__DATA EXCERPT__:
-- Begin --

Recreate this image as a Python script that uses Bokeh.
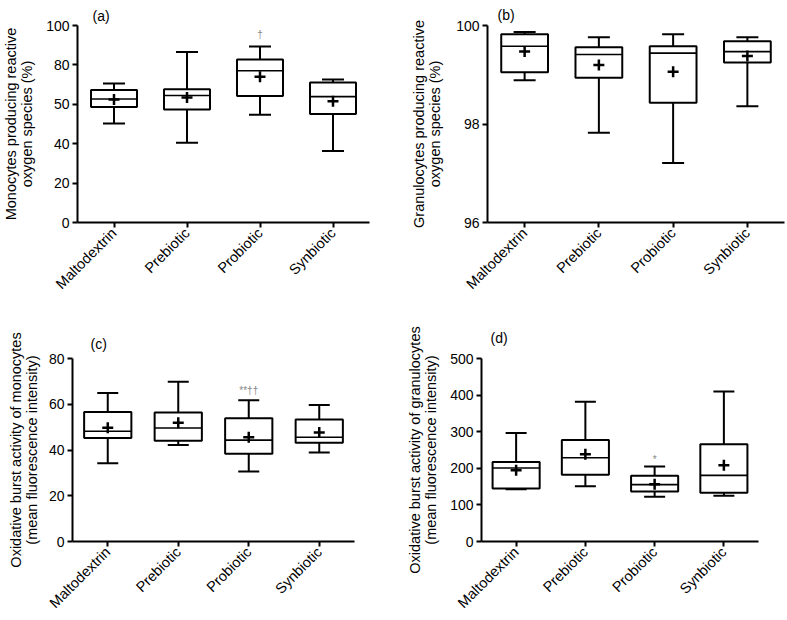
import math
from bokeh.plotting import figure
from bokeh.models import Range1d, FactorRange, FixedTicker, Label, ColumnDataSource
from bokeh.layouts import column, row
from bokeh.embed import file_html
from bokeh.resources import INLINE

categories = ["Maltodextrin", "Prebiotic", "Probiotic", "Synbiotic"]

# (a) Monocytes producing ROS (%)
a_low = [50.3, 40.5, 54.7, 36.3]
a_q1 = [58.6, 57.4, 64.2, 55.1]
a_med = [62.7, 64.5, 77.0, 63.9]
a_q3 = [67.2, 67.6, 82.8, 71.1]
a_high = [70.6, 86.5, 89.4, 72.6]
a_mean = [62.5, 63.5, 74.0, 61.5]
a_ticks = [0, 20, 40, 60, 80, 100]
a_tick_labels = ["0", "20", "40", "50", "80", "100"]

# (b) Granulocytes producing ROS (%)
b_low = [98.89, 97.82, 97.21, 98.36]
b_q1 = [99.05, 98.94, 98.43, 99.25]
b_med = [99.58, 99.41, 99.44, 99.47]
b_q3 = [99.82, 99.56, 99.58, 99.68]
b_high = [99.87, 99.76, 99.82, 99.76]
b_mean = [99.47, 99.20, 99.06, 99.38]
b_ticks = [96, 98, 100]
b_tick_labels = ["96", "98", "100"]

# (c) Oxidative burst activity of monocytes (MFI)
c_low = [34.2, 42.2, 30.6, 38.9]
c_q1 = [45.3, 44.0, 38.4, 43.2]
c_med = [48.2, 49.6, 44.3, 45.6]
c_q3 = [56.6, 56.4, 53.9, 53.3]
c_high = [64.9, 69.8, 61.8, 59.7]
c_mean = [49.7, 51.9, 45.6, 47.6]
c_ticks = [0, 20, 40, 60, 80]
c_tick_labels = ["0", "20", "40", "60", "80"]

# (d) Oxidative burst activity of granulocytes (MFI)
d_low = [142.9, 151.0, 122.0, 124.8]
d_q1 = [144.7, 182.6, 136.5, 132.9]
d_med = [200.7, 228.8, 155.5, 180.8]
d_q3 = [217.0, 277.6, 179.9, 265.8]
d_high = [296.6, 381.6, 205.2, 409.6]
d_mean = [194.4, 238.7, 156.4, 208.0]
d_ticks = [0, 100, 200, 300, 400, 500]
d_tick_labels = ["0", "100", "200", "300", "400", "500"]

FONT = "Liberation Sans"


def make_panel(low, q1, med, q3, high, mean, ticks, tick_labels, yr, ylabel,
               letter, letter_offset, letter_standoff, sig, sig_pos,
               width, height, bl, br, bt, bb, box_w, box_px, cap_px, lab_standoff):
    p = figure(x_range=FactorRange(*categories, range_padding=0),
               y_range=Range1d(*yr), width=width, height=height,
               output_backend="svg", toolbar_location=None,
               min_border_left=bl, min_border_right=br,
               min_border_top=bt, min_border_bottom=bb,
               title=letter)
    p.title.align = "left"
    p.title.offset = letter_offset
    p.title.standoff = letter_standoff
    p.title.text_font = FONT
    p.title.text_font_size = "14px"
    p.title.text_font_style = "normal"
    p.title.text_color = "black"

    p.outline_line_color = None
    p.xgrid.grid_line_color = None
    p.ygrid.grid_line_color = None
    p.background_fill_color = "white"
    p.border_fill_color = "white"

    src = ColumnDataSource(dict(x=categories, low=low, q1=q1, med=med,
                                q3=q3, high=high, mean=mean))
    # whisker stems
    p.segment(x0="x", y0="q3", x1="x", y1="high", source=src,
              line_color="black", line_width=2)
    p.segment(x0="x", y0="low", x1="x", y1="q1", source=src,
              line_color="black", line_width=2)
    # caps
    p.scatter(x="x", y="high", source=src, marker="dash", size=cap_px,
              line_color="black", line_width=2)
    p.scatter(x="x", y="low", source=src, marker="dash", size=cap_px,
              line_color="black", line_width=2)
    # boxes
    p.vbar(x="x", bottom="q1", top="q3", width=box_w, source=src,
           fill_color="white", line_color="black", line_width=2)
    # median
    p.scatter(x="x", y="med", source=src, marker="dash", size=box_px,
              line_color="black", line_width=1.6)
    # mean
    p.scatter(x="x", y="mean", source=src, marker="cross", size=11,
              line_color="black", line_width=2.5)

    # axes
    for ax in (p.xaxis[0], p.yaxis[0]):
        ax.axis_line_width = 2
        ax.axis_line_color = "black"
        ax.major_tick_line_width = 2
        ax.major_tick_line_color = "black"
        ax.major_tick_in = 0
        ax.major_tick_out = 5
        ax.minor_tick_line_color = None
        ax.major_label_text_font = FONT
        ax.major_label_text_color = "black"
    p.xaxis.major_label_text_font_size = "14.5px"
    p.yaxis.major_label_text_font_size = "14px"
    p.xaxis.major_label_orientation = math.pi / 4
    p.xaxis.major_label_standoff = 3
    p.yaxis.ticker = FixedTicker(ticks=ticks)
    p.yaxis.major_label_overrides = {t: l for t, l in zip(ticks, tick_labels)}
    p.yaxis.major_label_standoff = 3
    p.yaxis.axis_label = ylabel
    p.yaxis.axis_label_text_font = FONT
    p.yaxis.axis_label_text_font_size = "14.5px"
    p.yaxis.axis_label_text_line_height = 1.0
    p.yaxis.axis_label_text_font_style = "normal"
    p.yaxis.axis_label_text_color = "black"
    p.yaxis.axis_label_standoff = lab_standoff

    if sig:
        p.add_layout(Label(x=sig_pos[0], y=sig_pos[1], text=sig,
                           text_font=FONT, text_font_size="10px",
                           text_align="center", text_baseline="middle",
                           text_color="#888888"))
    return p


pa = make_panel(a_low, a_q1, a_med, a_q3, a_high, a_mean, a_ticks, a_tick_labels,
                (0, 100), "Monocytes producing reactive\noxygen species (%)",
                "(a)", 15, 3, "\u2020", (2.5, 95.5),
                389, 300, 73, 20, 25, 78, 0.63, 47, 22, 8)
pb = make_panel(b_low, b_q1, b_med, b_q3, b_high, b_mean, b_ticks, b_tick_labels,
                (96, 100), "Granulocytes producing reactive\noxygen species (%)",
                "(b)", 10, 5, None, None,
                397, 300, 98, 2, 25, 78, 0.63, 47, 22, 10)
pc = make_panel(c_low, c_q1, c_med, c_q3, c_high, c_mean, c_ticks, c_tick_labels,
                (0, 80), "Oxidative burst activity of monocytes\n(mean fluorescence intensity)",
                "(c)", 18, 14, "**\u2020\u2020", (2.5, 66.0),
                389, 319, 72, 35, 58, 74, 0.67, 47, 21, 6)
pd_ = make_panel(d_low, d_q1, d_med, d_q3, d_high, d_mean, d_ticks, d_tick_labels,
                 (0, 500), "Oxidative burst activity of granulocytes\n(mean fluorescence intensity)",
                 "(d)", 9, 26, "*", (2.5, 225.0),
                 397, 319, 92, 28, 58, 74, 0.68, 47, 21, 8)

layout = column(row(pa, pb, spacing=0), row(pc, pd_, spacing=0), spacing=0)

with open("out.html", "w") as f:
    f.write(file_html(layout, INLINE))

-- End --

__WHAT IS EXPECTED__: Repeat the listing in full and exactly. Do not include any images.

__SOLUTION TO THE EXERCISE__:
Recreate this image as a Python script that uses Bokeh.
import math
from bokeh.plotting import figure
from bokeh.models import Range1d, FactorRange, FixedTicker, Label, ColumnDataSource
from bokeh.layouts import column, row
from bokeh.embed import file_html
from bokeh.resources import INLINE

categories = ["Maltodextrin", "Prebiotic", "Probiotic", "Synbiotic"]

# (a) Monocytes producing ROS (%)
a_low = [50.3, 40.5, 54.7, 36.3]
a_q1 = [58.6, 57.4, 64.2, 55.1]
a_med = [62.7, 64.5, 77.0, 63.9]
a_q3 = [67.2, 67.6, 82.8, 71.1]
a_high = [70.6, 86.5, 89.4, 72.6]
a_mean = [62.5, 63.5, 74.0, 61.5]
a_ticks = [0, 20, 40, 60, 80, 100]
a_tick_labels = ["0", "20", "40", "50", "80", "100"]

# (b) Granulocytes producing ROS (%)
b_low = [98.89, 97.82, 97.21, 98.36]
b_q1 = [99.05, 98.94, 98.43, 99.25]
b_med = [99.58, 99.41, 99.44, 99.47]
b_q3 = [99.82, 99.56, 99.58, 99.68]
b_high = [99.87, 99.76, 99.82, 99.76]
b_mean = [99.47, 99.20, 99.06, 99.38]
b_ticks = [96, 98, 100]
b_tick_labels = ["96", "98", "100"]

# (c) Oxidative burst activity of monocytes (MFI)
c_low = [34.2, 42.2, 30.6, 38.9]
c_q1 = [45.3, 44.0, 38.4, 43.2]
c_med = [48.2, 49.6, 44.3, 45.6]
c_q3 = [56.6, 56.4, 53.9, 53.3]
c_high = [64.9, 69.8, 61.8, 59.7]
c_mean = [49.7, 51.9, 45.6, 47.6]
c_ticks = [0, 20, 40, 60, 80]
c_tick_labels = ["0", "20", "40", "60", "80"]

# (d) Oxidative burst activity of granulocytes (MFI)
d_low = [142.9, 151.0, 122.0, 124.8]
d_q1 = [144.7, 182.6, 136.5, 132.9]
d_med = [200.7, 228.8, 155.5, 180.8]
d_q3 = [217.0, 277.6, 179.9, 265.8]
d_high = [296.6, 381.6, 205.2, 409.6]
d_mean = [194.4, 238.7, 156.4, 208.0]
d_ticks = [0, 100, 200, 300, 400, 500]
d_tick_labels = ["0", "100", "200", "300", "400", "500"]

FONT = "Liberation Sans"


def make_panel(low, q1, med, q3, high, mean, ticks, tick_labels, yr, ylabel,
               letter, letter_offset, letter_standoff, sig, sig_pos,
               width, height, bl, br, bt, bb, box_w, box_px, cap_px, lab_standoff):
    p = figure(x_range=FactorRange(*categories, range_padding=0),
               y_range=Range1d(*yr), width=width, height=height,
               output_backend="svg", toolbar_location=None,
               min_border_left=bl, min_border_right=br,
               min_border_top=bt, min_border_bottom=bb,
               title=letter)
    p.title.align = "left"
    p.title.offset = letter_offset
    p.title.standoff = letter_standoff
    p.title.text_font = FONT
    p.title.text_font_size = "14px"
    p.title.text_font_style = "normal"
    p.title.text_color = "black"

    p.outline_line_color = None
    p.xgrid.grid_line_color = None
    p.ygrid.grid_line_color = None
    p.background_fill_color = "white"
    p.border_fill_color = "white"

    src = ColumnDataSource(dict(x=categories, low=low, q1=q1, med=med,
                                q3=q3, high=high, mean=mean))
    # whisker stems
    p.segment(x0="x", y0="q3", x1="x", y1="high", source=src,
              line_color="black", line_width=2)
    p.segment(x0="x", y0="low", x1="x", y1="q1", source=src,
              line_color="black", line_width=2)
    # caps
    p.scatter(x="x", y="high", source=src, marker="dash", size=cap_px,
              line_color="black", line_width=2)
    p.scatter(x="x", y="low", source=src, marker="dash", size=cap_px,
              line_color="black", line_width=2)
    # boxes
    p.vbar(x="x", bottom="q1", top="q3", width=box_w, source=src,
           fill_color="white", line_color="black", line_width=2)
    # median
    p.scatter(x="x", y="med", source=src, marker="dash", size=box_px,
              line_color="black", line_width=1.6)
    # mean
    p.scatter(x="x", y="mean", source=src, marker="cross", size=11,
              line_color="black", line_width=2.5)

    # axes
    for ax in (p.xaxis[0], p.yaxis[0]):
        ax.axis_line_width = 2
        ax.axis_line_color = "black"
        ax.major_tick_line_width = 2
        ax.major_tick_line_color = "black"
        ax.major_tick_in = 0
        ax.major_tick_out = 5
        ax.minor_tick_line_color = None
        ax.major_label_text_font = FONT
        ax.major_label_text_color = "black"
    p.xaxis.major_label_text_font_size = "14.5px"
    p.yaxis.major_label_text_font_size = "14px"
    p.xaxis.major_label_orientation = math.pi / 4
    p.xaxis.major_label_standoff = 3
    p.yaxis.ticker = FixedTicker(ticks=ticks)
    p.yaxis.major_label_overrides = {t: l for t, l in zip(ticks, tick_labels)}
    p.yaxis.major_label_standoff = 3
    p.yaxis.axis_label = ylabel
    p.yaxis.axis_label_text_font = FONT
    p.yaxis.axis_label_text_font_size = "14.5px"
    p.yaxis.axis_label_text_line_height = 1.0
    p.yaxis.axis_label_text_font_style = "normal"
    p.yaxis.axis_label_text_color = "black"
    p.yaxis.axis_label_standoff = lab_standoff

    if sig:
        p.add_layout(Label(x=sig_pos[0], y=sig_pos[1], text=sig,
                           text_font=FONT, text_font_size="10px",
                           text_align="center", text_baseline="middle",
                           text_color="#888888"))
    return p


pa = make_panel(a_low, a_q1, a_med, a_q3, a_high, a_mean, a_ticks, a_tick_labels,
                (0, 100), "Monocytes producing reactive\noxygen species (%)",
                "(a)", 15, 3, "\u2020", (2.5, 95.5),
                389, 300, 73, 20, 25, 78, 0.63, 47, 22, 8)
pb = make_panel(b_low, b_q1, b_med, b_q3, b_high, b_mean, b_ticks, b_tick_labels,
                (96, 100), "Granulocytes producing reactive\noxygen species (%)",
                "(b)", 10, 5, None, None,
                397, 300, 98, 2, 25, 78, 0.63, 47, 22, 10)
pc = make_panel(c_low, c_q1, c_med, c_q3, c_high, c_mean, c_ticks, c_tick_labels,
                (0, 80), "Oxidative burst activity of monocytes\n(mean fluorescence intensity)",
                "(c)", 18, 14, "**\u2020\u2020", (2.5, 66.0),
                389, 319, 72, 35, 58, 74, 0.67, 47, 21, 6)
pd_ = make_panel(d_low, d_q1, d_med, d_q3, d_high, d_mean, d_ticks, d_tick_labels,
                 (0, 500), "Oxidative burst activity of granulocytes\n(mean fluorescence intensity)",
                 "(d)", 9, 26, "*", (2.5, 225.0),
                 397, 319, 92, 28, 58, 74, 0.68, 47, 21, 8)

layout = column(row(pa, pb, spacing=0), row(pc, pd_, spacing=0), spacing=0)

with open("out.html", "w") as f:
    f.write(file_html(layout, INLINE))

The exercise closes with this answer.